When extracting file paths, not all but a few results are returned that contain special characters ~$ at the start of the file name. I am looking to compare these file paths with another list, thus the special characters prevent the ability to find a proper match.
The current code:
import os
for path, sub_dirs, files in os.walk(root):
for name in files:
# For each file we find, we need to ensure it is a .docx file before adding
# it to our list
if os.path.splitext(os.path.join(path, name))[1] == ".docx":
document_list.append(os.path.join(path, name))
The majority of results are satisfactory, for example:
X:/Serial Numbers/6200\Test Company\6275 Documents\6275rA_Order_TEST_120221.docx
however there are occasional results of special characters that do not exist in file name:
X:/Serial Numbers/6200\Test Company\6275 Documents\~$75rA_Order_MERZ_120221.docx
Preferably seeking a solution that does not rely on a string replace method.
As has been pointed out in another answer, files beginning with "~$" are probably Microsoft temporary files.
The pathlib module (preferred over os nowadays) offers are more OO approach to interacting with your filesystem.

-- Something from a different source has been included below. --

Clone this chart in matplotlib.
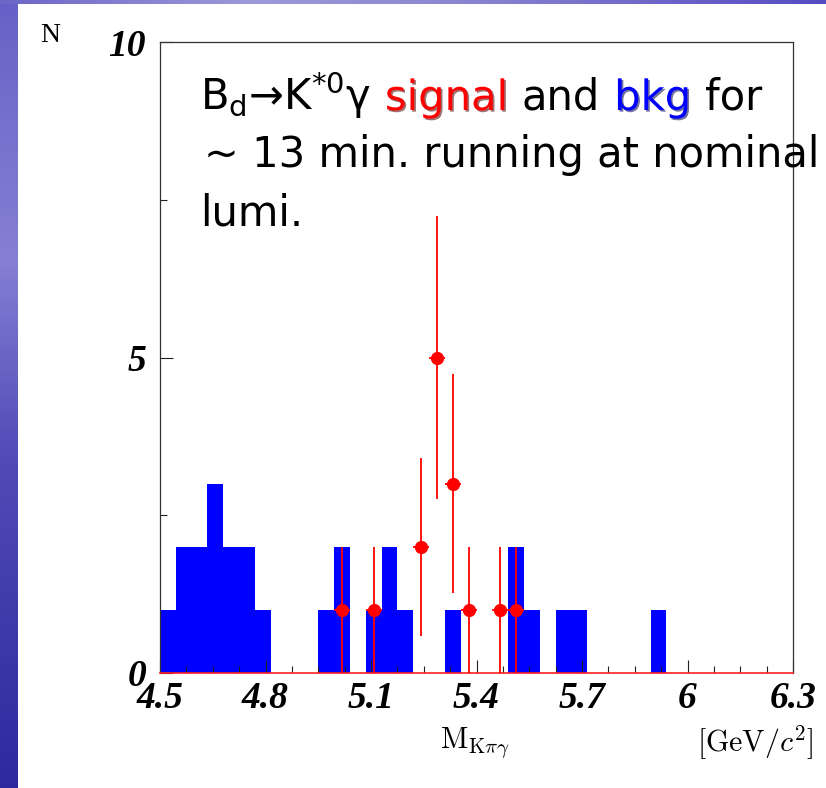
import numpy as np
import matplotlib
matplotlib.use("Agg")
import matplotlib.pyplot as plt
import matplotlib.patheffects as pe
from matplotlib.ticker import MultipleLocator

# binning of both histograms
x_min, x_max, n_bins = 4.5, 6.3, 40

# background (blue) counts per bin
bkg_counts = [1, 2, 2, 3, 2, 2, 1, 0, 0, 0,
              1, 2, 0, 1, 2, 1, 0, 0, 1, 0,
              0, 0, 2, 1, 0, 1, 1, 0, 0, 0,
              0, 1, 0, 0, 0, 0, 0, 0, 0, 0]

# signal (red points) counts per bin
sig_counts = [0, 0, 0, 0, 0, 0, 0, 0, 0, 0,
              0, 1, 0, 1, 0, 0, 2, 5, 3, 1,
              0, 1, 1, 0, 0, 0, 0, 0, 0, 0,
              0, 0, 0, 0, 0, 0, 0, 0, 0, 0]

x_ticks = [4.5, 4.8, 5.1, 5.4, 5.7, 6.0, 6.3]
x_tick_labels = ["4.5", "4.8", "5.1", "5.4", "5.7", "6", "6.3"]
y_ticks = [0, 5, 10]
y_tick_labels = ["0", "5", "10"]

W, H = 826, 788
fig = plt.figure(figsize=(W / 100, H / 100), dpi=100)

# slide background: white with purple strips on the left and top
bg = np.ones((H, W, 3))
rows = np.arange(H)
left_col = np.stack([
    np.interp(rows, [0, 120, 260, 450, 788], [0.40, 0.46, 0.52, 0.32, 0.18]),
    np.interp(rows, [0, 120, 260, 450, 788], [0.38, 0.44, 0.50, 0.30, 0.16]),
    np.interp(rows, [0, 120, 260, 450, 788], [0.78, 0.80, 0.83, 0.72, 0.62]),
], axis=1)
bg[:, :18, :] = left_col[:, None, :]
cols = np.arange(W)
top_row = np.stack([
    np.interp(cols, [0, 250, 450, 826], [0.42, 0.62, 0.55, 0.33]),
    np.interp(cols, [0, 250, 450, 826], [0.40, 0.60, 0.53, 0.30]),
    np.interp(cols, [0, 250, 450, 826], [0.78, 0.85, 0.82, 0.76]),
], axis=1)
bg[:4, :, :] = top_row[None, :, :]
ax_bg = fig.add_axes([0, 0, 1, 1], zorder=-10)
ax_bg.imshow(bg, aspect="auto", interpolation="bilinear")
ax_bg.axis("off")

ax = fig.add_axes([160 / W, 1 - 673 / H, 633 / W, 631 / H])

edges = np.linspace(x_min, x_max, n_bins + 1)
centers = 0.5 * (edges[:-1] + edges[1:])
half_bin = 0.5 * (edges[1] - edges[0])

ax.stairs(bkg_counts, edges, fill=True, color="#0000ff", linewidth=0)

sig = np.array(sig_counts, dtype=float)
mask = sig > 0
ax.errorbar(centers[mask], sig[mask], yerr=np.sqrt(sig[mask]), xerr=half_bin,
            fmt="o", color="#ff0000", ms=8.5, elinewidth=1.3, capsize=0, zorder=3)

ax.set_xlim(x_min, x_max)
ax.set_ylim(0, 10)

tick_font = dict(family="Liberation Serif", weight="bold", style="italic", size=27)
ax.set_xticks(x_ticks)
ax.set_xticklabels(x_tick_labels, fontdict=tick_font)
ax.set_yticks(y_ticks)
ax.set_yticklabels(y_tick_labels, fontdict=tick_font)
ax.xaxis.set_minor_locator(MultipleLocator(0.075))
ax.yaxis.set_minor_locator(MultipleLocator(2.5))
ax.tick_params(which="both", direction="in", top=False, right=False, width=0.8, color="#222222")
ax.tick_params(which="major", length=9.5)
ax.tick_params(which="minor", length=5)
ax.tick_params(axis="x", which="major", pad=6)
ax.tick_params(axis="y", which="major", pad=10)

for side in ["left", "top", "right"]:
    ax.spines[side].set_color("#333333")
    ax.spines[side].set_linewidth(0.9)
ax.spines["bottom"].set_color("#ff2020")
ax.spines["bottom"].set_linewidth(1.2)

# axis titles
fig.text(40 / W, 1 - 42 / H, "N", family="Liberation Serif", size=20,
         ha="left", va="baseline")
fig.text(475 / W, 1 - 749 / H, r"$\mathrm{M}_{\mathrm{K}\pi\gamma}$", size=21.5,
         math_fontfamily="cm", ha="center", va="baseline")
fig.text(813 / W, 1 - 743 / H, r"$[\mathrm{GeV}/c^{2}]$", size=21.5,
         math_fontfamily="cm", ha="right", va="center")

# annotation, built piece by piece for the coloured words
txt_font = dict(family="DejaVu Sans", size=30)
gap = 14
red_shadow = [pe.withSimplePatchShadow(offset=(1.2, -1.2), shadow_rgbFace="#500000", alpha=0.55)]
blue_shadow = [pe.withSimplePatchShadow(offset=(1.2, -1.2), shadow_rgbFace="#000050", alpha=0.55)]

y1 = (673 - 110) / 631
pieces = [
    (r"B$_\mathregular{d}$→K$^\mathregular{*0}$γ", "black", None),
    ("signal", "#ff0000", red_shadow),
    ("and", "black", None),
    ("bkg", "#0000ff", blue_shadow),
    ("for", "black", None),
]
prev = ax.text(40 / 633, y1, pieces[0][0], transform=ax.transAxes, color=pieces[0][1],
               ha="left", va="baseline", **txt_font)
for s, c, eff in pieces[1:]:
    prev = ax.annotate(s, xy=(1, y1), xycoords=(prev, "axes fraction"),
                       xytext=(gap, 0), textcoords="offset pixels",
                       ha="left", va="baseline", color=c, path_effects=eff, **txt_font)

ax.text(44 / 633, (673 - 167) / 631, "~ 13 min. running at nominal", transform=ax.transAxes,
        ha="left", va="baseline", clip_on=False, **txt_font)
ax.text(40 / 633, (673 - 225) / 631, "lumi.", transform=ax.transAxes,
        ha="left", va="baseline", **txt_font)

fig.savefig("out.png", dpi=100)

In this case I would suggest using a generator in preference to the current structure.
Something like this:
from pathlib import Path
from collections.abc import Iterable
def genpaths(directory: Path) -> Iterable[Path]:
ignore = ("~$", ) # add any additional filename prefixes to be ignored here
for fullpath in directory.rglob("*.docx"):
if not fullpath.name.startswith(ignore):
yield fullpath
root = Path("the_root_directory")
for c in genpaths(root):
print(c) # the files of interest